In some places check if a decl is deserialized successfully as it's not guaranteed.
Also tried to make sure a module is marked as visible *before* we try to deserialize its decls.

vsapsai updated this revision to Diff 389379.Nov 23 2021, 8:00 PM

Mark identifiers as out-of-date not only on loading a new module but on making a (sub)module visible too.

vsapsai updated this revision to Diff 389630.Nov 24 2021, 5:01 PM

Switch from checking module visibility to checking if a module is imported.
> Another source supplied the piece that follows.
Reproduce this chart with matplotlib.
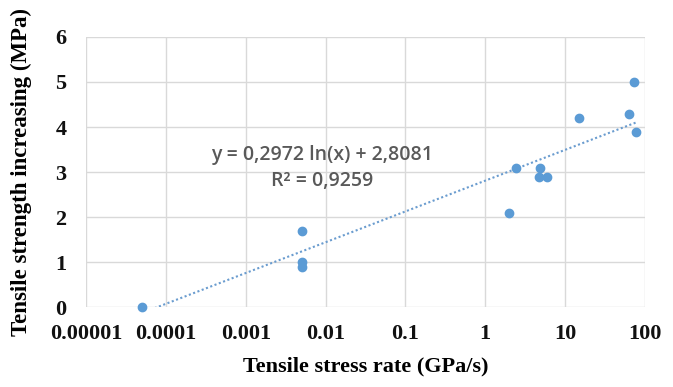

Required to handle not re-exported modules - allow to deserialize decls from
them even if the modules aren't visible.

vsapsai abandoned this revision.Nov 25 2021, 5:12 PM

After more investigation and comparing different entities (like structs, enums) this approach seems to be too involved and probably wrong. A better choice seems to be following the same direction as in ⦗Modules⦘ Implement ODR-like semantics for tag types in C/ObjC than inventing something new. Specifically, I plan to look into discrepancies between EnumDecl and EnumConstantDecl as we don't have problems with enums themselves, only with the constants.